Pulsed Power Plasmas

Pulsed power is simply the compression of electrical energy into short, high power bursts. This typically uses capacitive storage charged slowly from a wall outlet, which is then discharged in timescales from nanoseconds to milliseconds through a target. This method can be used to initialize and drive plasmas in solids, liquids and gases, and has found applications in areas from water sanitation to x-ray lasers and inertial confinement fusion.

 

 

Wire-based Z-Pinches use fine metallic wires (e.g. Al, Cu or W) which can be loaded in various geometries depending on the experiment of interest. The peak of the current pulse 100 kA to several MA and rises to a maximum in around 100 - 1500 ns. The total power delivered to the load is often measured in terawatts.

For a single wire, this axial current initially ohmically heats the material which expands outwards at the sound speed.

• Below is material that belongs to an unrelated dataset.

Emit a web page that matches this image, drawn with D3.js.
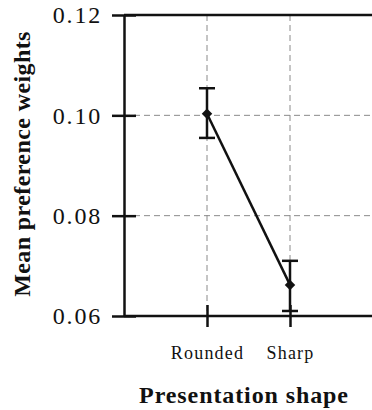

At the current rises the self-generated azimuthal magnetic field increases rapidly and pinches the plasma back onto its axis through the Lorentz (j x B) force. In this geometry the process is refered to as a z-pinch, since the current flows along the axial, or z, axis. As pinching occurs, the interface of the plasma and the B-field is highly unstable to magneto-hydrodynamics (MHD) and a classical classical m=0 structure is observed.

For different applications, the geometry of the wires can be altered very simply, which changes the geometry of the driving B-fields. Inclining the wires into a cone generates a central plasma column with axial momentum, which is then launched out of the array as a jet relevant to astrophysical jets. Inverting the electrode geometry causes a radially outward Lorentz force, and the plasma ejected can be used for studying shock formation in radiatively cooled flows (see Shocks project on the Projects page).

Pulsed power driven wire plasmas provide a versatile system to examine issues in laboratory astrophysics, basic plasma science and high energy density physics.

 

Gorgon 3D MHD Simulation

Liners for Inertial Confinement Fusion form the basis for the pulsed power approach to fusion energy. Instead of wires, a solid metallic liner filled with DT fusion fuel is mounted in the driver. The liner is pre-heated using a laser and then rapidly compressed using the fast-rising magnetic field from a pulsed power machine.

 

 

 

 

 

 

 

 

 

 

 

 

 

This experiment is called Magnetized Liner Inertial Fusion (MagLIF) and is a main focus of the Z machine at Sandia Laboratories. Z is largest pulsed power generator in the world,  producing 26MA in 100ns. It is the most powerful laboratory x-ray source, generating 1.8 MJ of x-ray energy at a power of 280 TW, and is a potential driver for both Inertial Confinement Fusion (ICF) and Inertial Fusion Energy (IFE).